Ogni mattina a Jenin

Creato il 11 gennaio 2014 da Achiara84 @madamaAly

Di vibrante realismo e inesorabilmente diretto alla verità, racconta con sensibilità e pacatezza la storia di quattro generazioni di palestinesi costretti a lasciare la propria terra dopo la nascita dello stato di Israele e a vivere la triste condizione di senza patria.

La storia della Palestina, intrecciata alle vicende di una famiglia che diventa simbolo delle famiglie palestinesi, si snoda nell’arco di quasi sessant’anni, attraverso gli episodi che hanno segnato la nascita di uno stato e la fine di un altro. In primo piano c’è la tragedia dell’esilio, la guerra, la perdita della terra e degli affetti, la vita nei campi profughi, come rifugiati, condannati a sopravvivere in attesa di una svolta. L’autrice non cerca i colpevoli tra gli israeliani, che anzi descrive con pietà, rispetto e consapevolezza, racconta invece la storia di tante vittime capaci di andare avanti solo grazie all’amore.

Come dice anche l’autrice, la storia di Amal non è vera. Ma è vera la storia della Palestina, di Israele, e la guerra tragicamente barbara che continua a insanguinare una terra. Una terra che è di nessuno, una terra che è stata “assegnata” a qualcuno, senza tener conto di chi la viveva e la amava.

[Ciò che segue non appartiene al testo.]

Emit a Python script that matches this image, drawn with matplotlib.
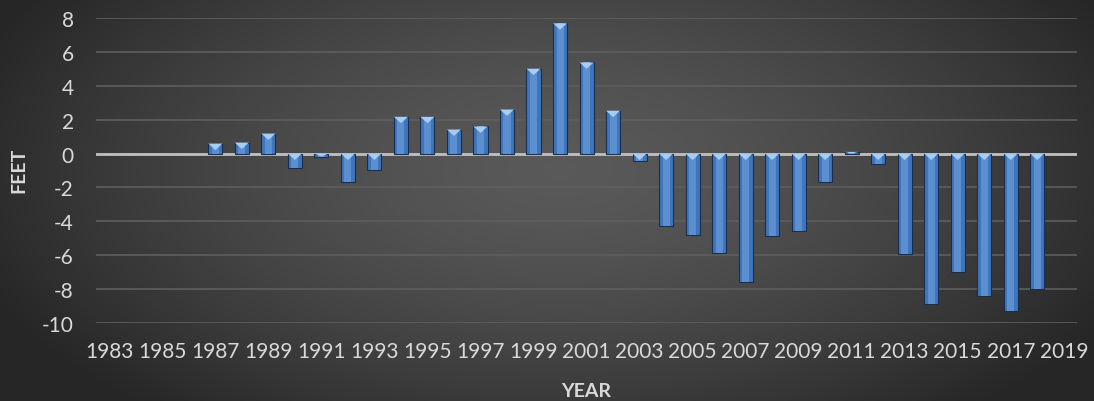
import numpy as np
import matplotlib.pyplot as plt
from matplotlib.patches import Polygon

years = list(range(1983, 2020))
feet = [np.nan, np.nan, np.nan, np.nan, 0.59, 0.65, 1.18, -0.85, -0.18, -1.68,
        -0.99, 2.17, 2.17, 1.42, 1.6, 2.6, 5.01, 7.69, 5.38, 2.53,
        -0.41, -4.28, -4.81, -5.84, -7.6, -4.87, -4.56, -1.68, 0.1, -0.59,
        -5.94, -8.9, -7.0, -8.42, -9.29, -7.99, np.nan]
tick_years = years[::2]

plt.rcParams['font.family'] = ['Lato', 'DejaVu Sans']
plt.rcParams['axes.unicode_minus'] = False
txt = '#d9d9d9'

fig = plt.figure(figsize=(10.94, 4.02), dpi=100)

# radial background
bg = fig.add_axes([0, 0, 1, 1], zorder=0)
yy, xx = np.mgrid[0:402, 0:1094]
r = np.sqrt(((xx - 560) / 620.0) ** 2 + ((yy - 170) / 320.0) ** 2)
shade = 0.35 - 0.20 * np.clip(r, 0, 1) ** 1.5
bg.imshow(np.dstack([shade] * 3), aspect='auto', extent=[0, 1, 0, 1])
bg.axis('off')

ax = fig.add_axes([0.0878, 0.194, 0.8967, 0.7587], zorder=1)
ax.patch.set_alpha(0)

x = np.arange(len(years))
w = 0.53
vals = np.array(feet, dtype=float)
ok = ~np.isnan(vals)
ax.bar(x[ok], vals[ok], width=w, color='#3f76bb', edgecolor='#1a2f4f',
       linewidth=0.8, zorder=3)
# lighter centre strip for bevel look
ax.bar(x[ok], vals[ok], width=w * 0.5, color='#5b8fd0', linewidth=0, zorder=3.5)

# bevel triangle at top of each bar
for xi, v in zip(x[ok], vals[ok]):
    top = max(v, 0)
    h = min(0.38, abs(v))
    tri = Polygon([[xi - w / 2, top], [xi + w / 2, top], [xi, top - h]],
                  closed=True, color='#a8cdf4', zorder=4, linewidth=0)
    ax.add_patch(tri)

ax.set_xlim(-0.5, len(years) - 0.5)
ax.set_ylim(-10, 8)
ax.set_yticks(range(-10, 9, 2))
ax.set_xticks([years.index(t) for t in tick_years])
ax.set_xticklabels([str(t) for t in tick_years])
ax.grid(axis='y', color='#5e5e5e', linewidth=1.2, zorder=1)
ax.axhline(0, color='#c0c0c0', linewidth=2, zorder=2)
for s in ax.spines.values():
    s.set_visible(False)
ax.tick_params(length=0, colors=txt, labelsize=15)
ax.tick_params(axis='y', pad=16)
ax.tick_params(axis='x', pad=13)

fig.text(19 / 1094, 1 - 170 / 402, 'FEET', color=txt, fontsize=14,
         fontweight='bold', rotation=90, ha='center', va='center')
fig.text(586 / 1094, 1 - 392 / 402, 'YEAR', color=txt, fontsize=14,
         fontweight='bold', ha='center', va='center')

fig.savefig('out.png', dpi=100)
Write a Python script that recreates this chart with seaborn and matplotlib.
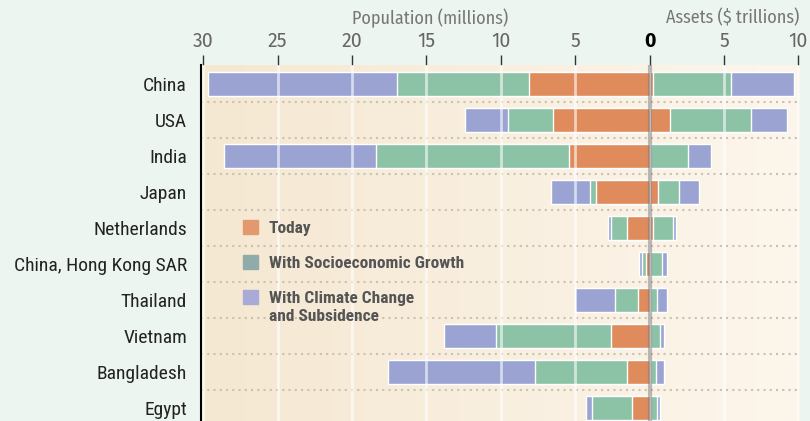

Non so molto della storia contemporanea. Un po’ perché nella mia scuola, il punto massimo di arrivo è stata la guerra fredda tra USA e URSS, un po’ perché, egoisticamente, il Medio Oriente non ha mai catturato la mia attenzione.

Sto imparando a non ascoltare solo una fonte, un solo parere. La storia la scrivono i vincitori, o i più forti, ma ogni vicenda ha due lati, due facce da dover valutare.

In questo romanzo, la storia è dal punto di vista dei palestinesi, di coloro che quella terra la abitavano, e se ne son visti spogliare. Spogliati di tutto, della terra, delle loro ricchezze, costretti a vivere in campi profughi, in tende che diventano sempre più una casa.

Quanto l’odio può dare vita ad altro odio? Quando si può odiare qualcuno solo per l’appartenenza a un popolo?

L’olocausto della seconda guerra mondiale non ha veramente insegnato nulla agli uomini? La conseguenza diretta dell’olocausto è stata la persecuzione e l’esilio di chi, secondo le opinioni dei “vincitori”, abitava la Terra Promessa.

Come si fa a nascondersi dietro Dio per portare la morte e per sentirsi giustificati a far tutto?

Il libro non è però un grido d’odio. Non condanna gli israeliani, non considera i “terroristi” dei salvatori e dei martiri.

Il romanzo traccia un percorso d’amore. Quell’amore che nonostante tutto, alla fine, serve a far vincere, e rende vincitore chi lo usa come scudo.

L’amore di Hassan per Dalia, che lo porta a superare le tradizioni.

L’amore di Dalia per i suoi figli, che la rende forte e quasi “fredda” nel suo amore per Amal.

L’amore di Yussef per Fatima, che sfida ogni tempo, ogni logica, ogni ragione.

L’amore tra Huda e Amal, amicizia talmente profonda che sfida ogni tempo, ogni difficoltà e si rinnova sempre.

Un percorso d’amore attraverso la Palestina e Israele, attraverso il Libano, la Tunisia.

Un viaggio nell’odio profondo, quello che bombarda gli ospedali, che fa crollare le case, che uccide i bambini tra le braccia e nel grembo delle madri, un odio che non perdona. Stemperato da un amore che supera ogni cosa, anche la morte, il terrorismo e le accuse.

Non è facile poter separare i sentimenti dalla lettura, essere completamente imparziali nel giudicare la storia. Ma la storia non può essere fatta di interessi, la storia è fatta di persone, la maggior parte delle volte comuni. che lottano, vivono, amano, odiano, muoiono.

Un romanzo che vale la pena di leggere, almeno per poter togliere una parte del velo che ci copre gli occhi e che ci fa odiare qualcuno solo per il colore della pelle, solo per la sua religione, solo perché non è come noi e siamo convinti abbia rubato qualcosa alla nostra vita.